Regia di Volker Schlöndorff vedi scheda film
New York, gruppo di famiglia in un interno. Il padre Willy (Dustin Hoffman) fa il commesso viaggiatore, si sposta da uno Stato all'altro degli USA, ma a 63 anni sta cominciando a impazzire. La madre Linda (Kate Reid) vive in casa con la speranza che il marito smetta di viaggiare e lavori a New York. Il figlio Biff (John Malkovich) ha misteriosamente, da giovane, lasciato che la sua vita non lo portasse da nessuna parte a causa di un misterioso avvenimento che ha vissuto all'età di 18 anni, e che vede coinvolto il padre. Il fratello di Biff, Hap (Stephen Lang), è un donnaiolo che punta a defraudare i suoi capi cercando di farsi valere. I due figli hanno concezioni molto diverse di come sta impazzendo il padre e del perché, Hap ritiene che ci voglia maggior rispetto per un uomo che ha dedicato la sua vita all'idea che niente abbia valore se non si vende, Biff ritiene invece che il padre l'abbia eccessivamente mitizzato, e non gli abbia mai insegnato che nella vita si può anche fallire. La madre dal canto suo, terribilmente trattata dal padre, lo difende, anche a costo di accusare i propri figli. Sono gli anni '80 americani, e sembra non salvarsi nessuno di loro, costretti a fronteggiare una realtà di incomprensioni e di ostilità dovute alle singole insoddisfazioni di ciascuno di loro. E mentre nella casa di fronte il figlio del vicino è diventato avvocato presso la Corte Suprema, Biff cerca un lavoro a New York per far contento il padre esaurito..

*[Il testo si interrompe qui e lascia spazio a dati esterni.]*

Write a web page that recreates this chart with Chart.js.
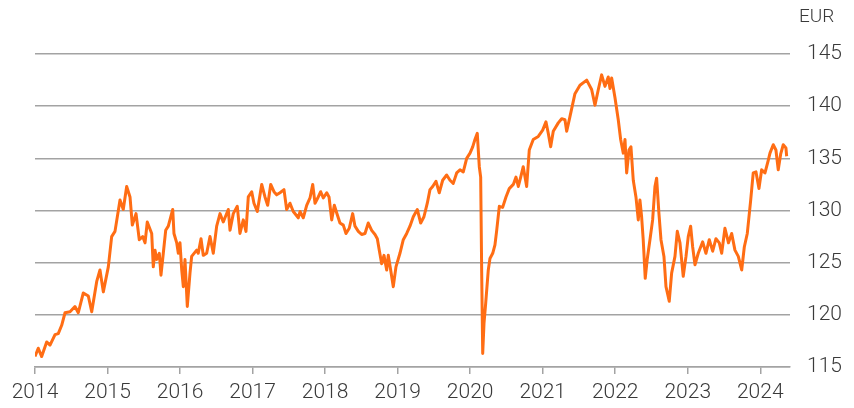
<!DOCTYPE html>
<html>
<head>
<meta charset="utf-8">
<script src="https://cdn.jsdelivr.net/npm/chart.js@4/dist/chart.umd.min.js"></script>
<style>
html,body{margin:0;padding:0;background:#fff;}
#wrap{width:854px;height:408px;}
</style>
</head>
<body>
<div id="wrap"><canvas id="c" width="854" height="408"></canvas></div>
<script>
// Decimal-year dates of the sampled points
const dates = [
2014.000,2014.045,2014.092,2014.161,2014.207,2014.276,2014.321,2014.368,2014.414,2014.483,
2014.551,2014.597,2014.666,2014.735,2014.782,2014.851,2014.896,2014.942,2015.011,2015.057,
2015.103,2015.172,2015.217,2015.264,2015.310,2015.342,2015.393,2015.438,2015.485,2015.517,
2015.548,2015.609,2015.631,2015.655,2015.678,2015.714,2015.737,2015.769,2015.802,2015.838,
2015.899,2015.916,2015.954,2015.976,2015.999,2016.023,2016.045,2016.068,2016.100,2016.137,
2016.160,2016.229,2016.251,2016.289,2016.320,2016.367,2016.413,2016.458,2016.505,2016.551,
2016.596,2016.665,2016.689,2016.734,2016.789,2016.826,2016.872,2016.909,2016.941,2016.988,
2017.019,2017.065,2017.126,2017.171,2017.208,2017.250,2017.295,2017.332,2017.378,2017.433,
2017.470,2017.516,2017.561,2017.630,2017.654,2017.699,2017.746,2017.792,2017.829,2017.861,
2017.906,2017.939,2017.975,2018.022,2018.054,2018.091,2018.127,2018.168,2018.205,2018.251,
2018.288,2018.333,2018.380,2018.412,2018.458,2018.504,2018.550,2018.595,2018.642,2018.688,
2018.720,2018.747,2018.780,2018.812,2018.849,2018.871,2018.904,2018.940,2018.977,2019.032,
2019.078,2019.125,2019.170,2019.216,2019.271,2019.318,2019.363,2019.409,2019.446,2019.483,
2019.529,2019.574,2019.621,2019.676,2019.722,2019.767,2019.814,2019.860,2019.905,2019.952,
2019.998,2020.035,2020.066,2020.098,2020.126,2020.145,2020.159,2020.173,2020.191,2020.214,
2020.250,2020.273,2020.311,2020.342,2020.366,2020.402,2020.448,2020.494,2020.539,2020.595,
2020.632,2020.664,2020.697,2020.732,2020.779,2020.815,2020.870,2020.939,2021.000,2021.045,
2021.077,2021.110,2021.146,2021.215,2021.262,2021.307,2021.331,2021.376,2021.445,2021.514,
2021.607,2021.675,2021.721,2021.767,2021.813,2021.859,2021.904,2021.928,2021.951,2021.997,
2022.042,2022.075,2022.111,2022.135,2022.158,2022.190,2022.217,2022.249,2022.286,2022.318,
2022.341,2022.364,2022.386,2022.414,2022.441,2022.479,2022.516,2022.548,2022.571,2022.603,
2022.631,2022.672,2022.700,2022.745,2022.778,2022.824,2022.856,2022.893,2022.938,2022.976,
2023.007,2023.040,2023.068,2023.100,2023.145,2023.206,2023.251,2023.297,2023.344,2023.389,
2023.435,2023.468,2023.513,2023.562,2023.606,2023.651,2023.697,2023.744,2023.780,2023.821,
2023.868,2023.903,2023.941,2023.982,2024.019,2024.065,2024.110,2024.134,2024.179,2024.216,
2024.248,2024.281,2024.317,2024.354,2024.364
];
// Price in EUR
const prices = [
116.0,116.8,116.0,117.4,117.1,118.1,118.2,119.0,120.2,120.3,
120.8,120.2,122.1,121.8,120.3,123.2,124.3,122.2,124.6,127.5,
128.0,131.0,130.1,132.3,131.3,128.6,129.7,127.2,127.5,126.9,
128.9,127.8,124.6,126.2,125.3,125.9,123.8,125.9,128.1,128.5,
130.1,127.8,126.9,125.9,126.9,124.3,122.7,125.3,120.8,124.0,
125.6,126.2,125.9,127.3,125.7,125.9,127.5,125.9,128.5,129.7,
128.9,130.1,128.1,129.7,130.4,127.8,129.1,128.0,131.3,131.8,
130.7,129.9,132.5,131.3,130.5,132.5,131.8,131.5,131.7,132.0,
130.1,130.7,129.9,129.3,129.9,129.3,130.5,131.2,132.5,130.7,
131.3,131.8,131.2,131.7,131.3,129.1,130.5,129.6,128.8,128.6,
127.8,128.3,129.7,128.5,128.0,127.7,127.8,128.8,128.1,127.7,
127.3,126.2,124.9,125.7,124.3,125.7,124.3,122.7,124.6,125.9,
127.2,127.8,128.5,129.4,130.1,128.8,129.4,130.7,132.0,132.3,
132.8,131.7,132.9,133.4,132.9,132.6,133.6,133.9,133.7,135.0,
135.5,136.1,136.8,137.4,134.2,133.2,124.0,116.3,119.2,121.1,
124.3,125.4,125.9,126.7,128.1,130.4,130.3,131.3,132.1,132.5,
133.2,132.3,133.2,134.2,132.3,135.8,136.8,137.1,137.7,138.5,
137.4,136.1,137.6,138.4,138.8,138.7,137.6,139.0,141.2,142.0,
142.5,141.6,140.1,141.6,143.0,141.9,142.8,141.7,142.7,140.8,
138.7,136.8,135.5,136.8,133.6,135.8,136.1,132.9,131.3,129.1,
131.0,129.4,127.2,123.5,125.3,127.2,129.1,132.3,133.1,129.7,
127.2,125.6,122.7,121.3,124.0,125.6,128.0,126.9,123.7,125.6,
127.5,128.5,126.5,124.8,125.9,127.0,125.9,127.2,126.1,127.3,
126.9,125.9,128.3,126.9,127.8,126.2,125.6,124.3,126.5,127.8,
131.0,133.6,133.7,132.1,133.9,133.6,134.8,135.5,136.3,135.8,
133.9,135.4,136.3,136.0,135.2
];
const yearTicks = [2014,2015,2016,2017,2018,2019,2020,2021,2022,2023,2024];
const valueTicks = [115,120,125,130,135,140,145];
const unitLabel = 'EUR';

const FONT = 'Roboto';
const TEXT = '#3a3a3a';
const GRID = '#a3a3a3';

const unitPlugin = {
  id: 'unit',
  afterDraw(chart) {
    const ctx = chart.ctx, a = chart.chartArea;
    ctx.save();
    ctx.font = '300 19px ' + FONT;
    ctx.fillStyle = TEXT;
    ctx.textAlign = 'left';
    ctx.textBaseline = 'middle';
    ctx.fillText(unitLabel, a.right + 9, a.top - 37);
    ctx.restore();
  }
};

new Chart(document.getElementById('c'), {
  type: 'line',
  data: {
    datasets: [{
      data: dates.map((d, i) => ({x: d, y: prices[i]})),
      borderColor: '#ff6d14',
      borderWidth: 3,
      pointRadius: 0,
      tension: 0,
      fill: false,
      borderJoinStyle: 'round'
    }]
  },
  options: {
    responsive: false,
    devicePixelRatio: 1,
    animation: false,
    layout: { padding: { left: 35, top: 54, right: 0, bottom: 0 } },
    plugins: { legend: { display: false }, tooltip: { enabled: false } },
    scales: {
      x: {
        type: 'linear',
        min: 2014,
        max: 2024.41,
        afterBuildTicks(scale) { scale.ticks = yearTicks.map(v => ({value: v})); },
        afterFit(scale) { scale.height = 41; },
        ticks: {
          includeBounds: false,
          maxRotation: 0,
          autoSkip: false,
          padding: 6,
          color: TEXT,
          font: { family: FONT, size: 21, weight: '300' },
          callback: v => String(v)
        },
        grid: { drawOnChartArea: false, drawTicks: true, tickLength: 7, color: GRID, lineWidth: 1.5 },
        border: { display: true, color: GRID, width: 1.5 }
      },
      y: {
        position: 'right',
        min: 115,
        max: 145,
        afterBuildTicks(scale) { scale.ticks = valueTicks.map(v => ({value: v})); },
        afterFit(scale) { scale.width = 64; },
        ticks: {
          padding: 17,
          color: TEXT,
          font: { family: FONT, size: 21, weight: '300' },
          callback: v => String(v)
        },
        grid: { drawTicks: false, color: GRID, lineWidth: 1.5 },
        border: { display: false }
      }
    }
  },
  plugins: [unitPlugin]
});
</script>
</body>
</html>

Per chi non conosce il testo di Miller, è immediata l'idea che debba giungere il momento della morte del protagonista, il commesso viaggiatore, presto e immediatamente, magari sviluppando la storia sulla base di un simile antefatto, ma il progetto è tutt'altro. Osserviamo gli ultimi giorni di un uomo medio americano che vede il proprio mondo crollare, sbriciolarsi su sogni infranti e fin troppo irrealizzabili. Benché il migliore amico di Willy sappia che per un commesso viaggiatore, che conduce la vita a lavorare per continuare e continuare ad affrontare la povertà e i debiti, i sogni sono l'unico riparo. E' un approccio un po' facile, quello di Schlondorff, che realizza un film su commissione per la televisione, e che sembra aver compreso il testo originario fino a un certo punto. Perché alla fine tutte le possibili implicazioni psico-sociologiche legate alla demenza senile di Willy Loman sembrano ridursi poi a un profondo senso di colpa per un colpo di grazia che ha dato alla propria integrità e all'integrità della sua famiglia (un twist inaspettato alla fine del film) nel suo passato. Il rapporto padre-figlio perde il suo spessore, rimane molto importante, sulla carta, in superficie, ma anche molto semplicistico nell'individuazione di una causa originaria di tutti i mali. Intanto Willy viene pure licenziato, e in nome di una dignità ormai non necessaria rifiuta un'altra offerta, volendosi come mantenere coerente con il fallimento del proprio sogno (americano?) e con il lento cupio dissolvi che porta alla volontà della propria morte (già il titolo realizza lo spoiler), per la riscossione dell'assicurazione per la propria famiglia. "Niente ha valore da morto" dice il suo migliore amico. Ma che valori ha ormai la vita?
Pessimista il punto di vista di Schlondorff, che sembra trovare nel rapporto fra esistenza e partecipazione sociale un distacco tale da provocare la follia. Peccato che sia troppo indeciso tra una messa in scena teatrale (spesso gli attori sono tutti in scena) e una puramente cinematografica (frequenza di primi piani e di movimenti di camera), per un risultato scostante, con momenti di tensione familiare molto ben resi e altri momenti che concedono troppo alla compassione. Hoffman è molto bravo, è lui quasi che salva il film, ma cerca invano di sfrondarlo da quell'usura da film per la tv che invece il film trattiene per la scostanza della regia.